Conclusion de O. Duhamel: cette constitution ne sera pas reprise avant longtemps (exit les plans B de tout poil); souverainistes et nationalistes courez voter non sinon il en sera fini de vos aspirations à rester entre vous avec du pur sang bien français; les moyens institutionnels plus démocratiques, plus simples, la Charte des Droits Fondamentaux et l’Europe politique: perdu !
Les facilités de révision donnent plus de vitalité dans la vie politique et la jurisprudence des organes judicaires européens permettra une modification de la constitution par action.
Nous aurons enfin des outils constitutionnels pour agir sur la scène internationale au lieu de faire de grandes déclarations d’intention.
Une Europe politique en marche cela signifie la tempérance du libéralisme
car sinon, en revenant au traité de Nice, nous ne serons qu’un vaste marché commun pendant encore longtemps.
Faits rapportés par notre orateur:
- retrait des troupes polonaises et hongroises après le début de l’Irak = 1 an et demi / temps pour que l’Allemagne contredise les USA = 50 ans… (a qui la faute ?)
- France 1ère exportatrice de services publics en Europe et en 4e dans le monde => le libéralisme nous profite.

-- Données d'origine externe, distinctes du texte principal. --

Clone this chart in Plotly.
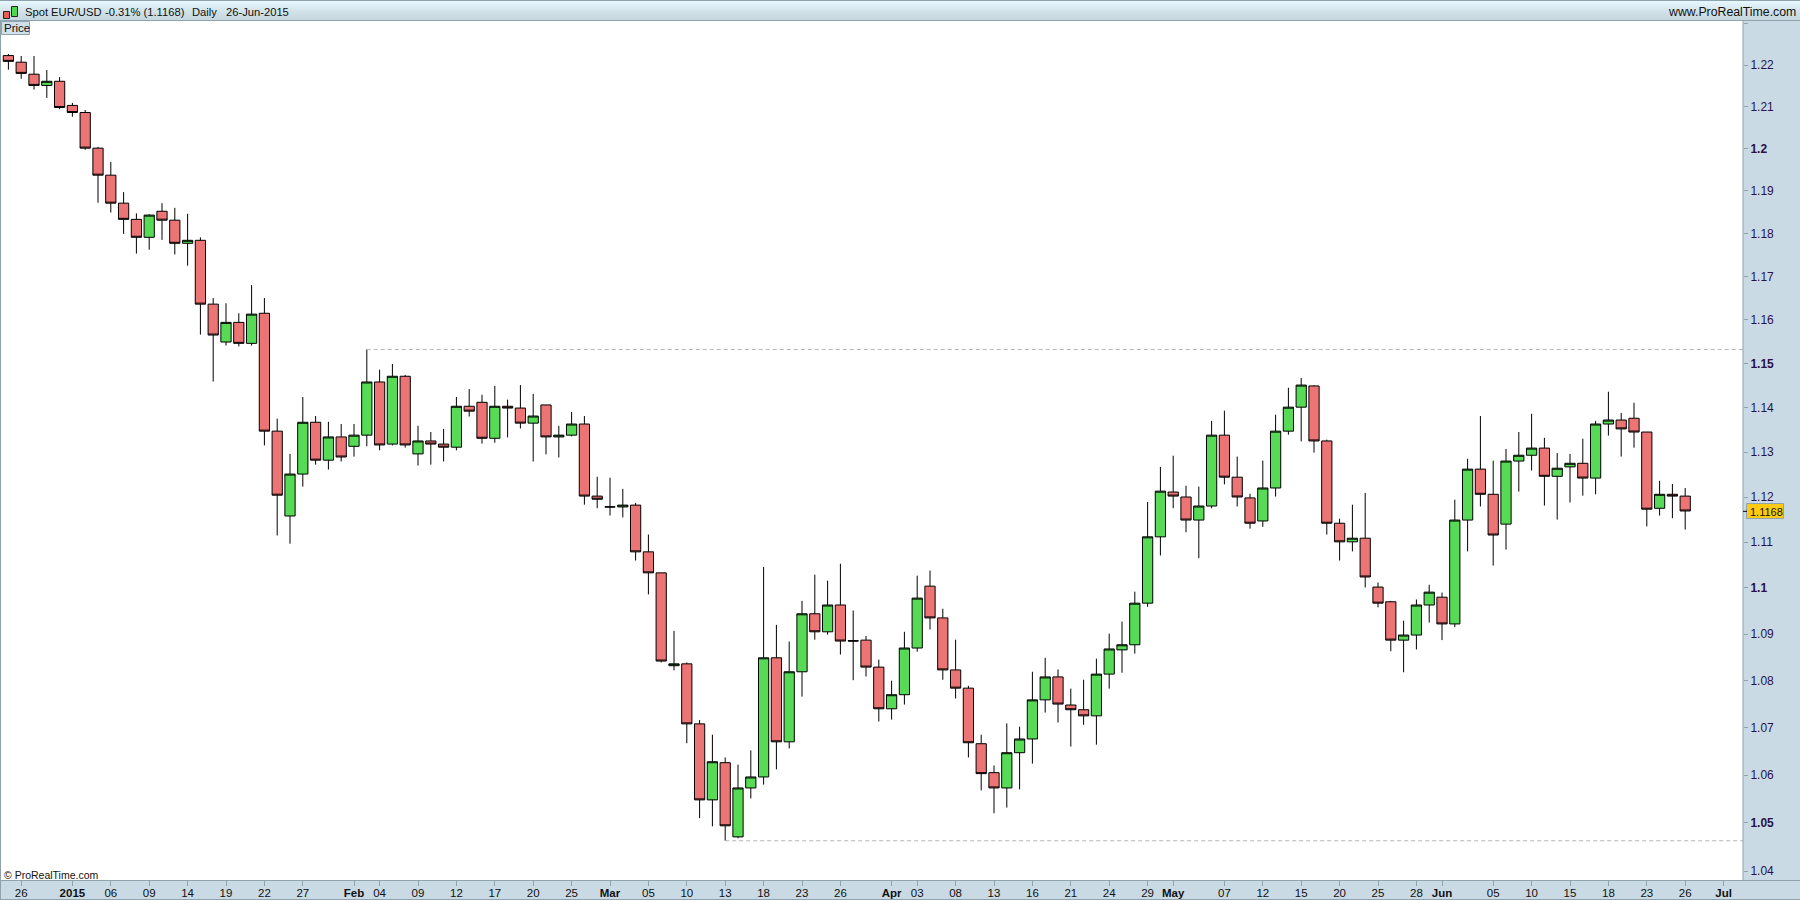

Conclusion de moi: comme vous l’avez remarqué j’y suis toujours allé de mon commentaire mais tout ce qui a été dit par cet homme est en gras, vous pourrez ainsi distinguer le bon grain de l’ivraie.
Si vous voulez que la Suisse et les USA se foutent de notre gueule votez non. Si vous voulez laisser continuer les faucons à jouer au con (merci, merci) votez non. Si vous voulez paraître schizophrène aux yeux des 10 nouveaux votez non (dixit le rédacteur en chef du "Monde" polonais). Si vous n’aimez pas la partie III et que vous voulez enfin apporter de la finesse dans ce monde de brutes (je ne citerais pas la marque qui m’est chère) alors soit vous votez oui pour tempérer tout ça avec à chaque fois un tamis social et écologique (pour ne parler que de ceux-là) soit vous votez non et vous ne gardez que…la partie III !
Pour ceux qui mélangent les torchons et les serviettes, la Turquie n’a aucune place dans le débat sur le TECE et si vous continuez à douter ou penser qu’ils vont entrer malgré tout, c’est au Parlement d’autoriser l’entrée de la Turquie dans l’UE.
Moralité: votez oui, c’est que du bonheur (excusez-moi, un relent au goût âpre) et votez en votre âme et conscience aux élections législatives européennes pour donner le sens que vous souhaitez au texte dont nous venons de parler qui n’est, finalement, qu’un ensemble d’outils nous permettant de faire des choses dont nous aurons, nous citoyens, le contrôle total et dont nous serons les moteurs (indirectement). Mais n’oubliez pas les élections nationales car le Conseil Européen a une grosse place en impulsant et donnant la direction à la politique de l’Union.

Merci de m’avoir lu jusqu’au bout, à bientôt.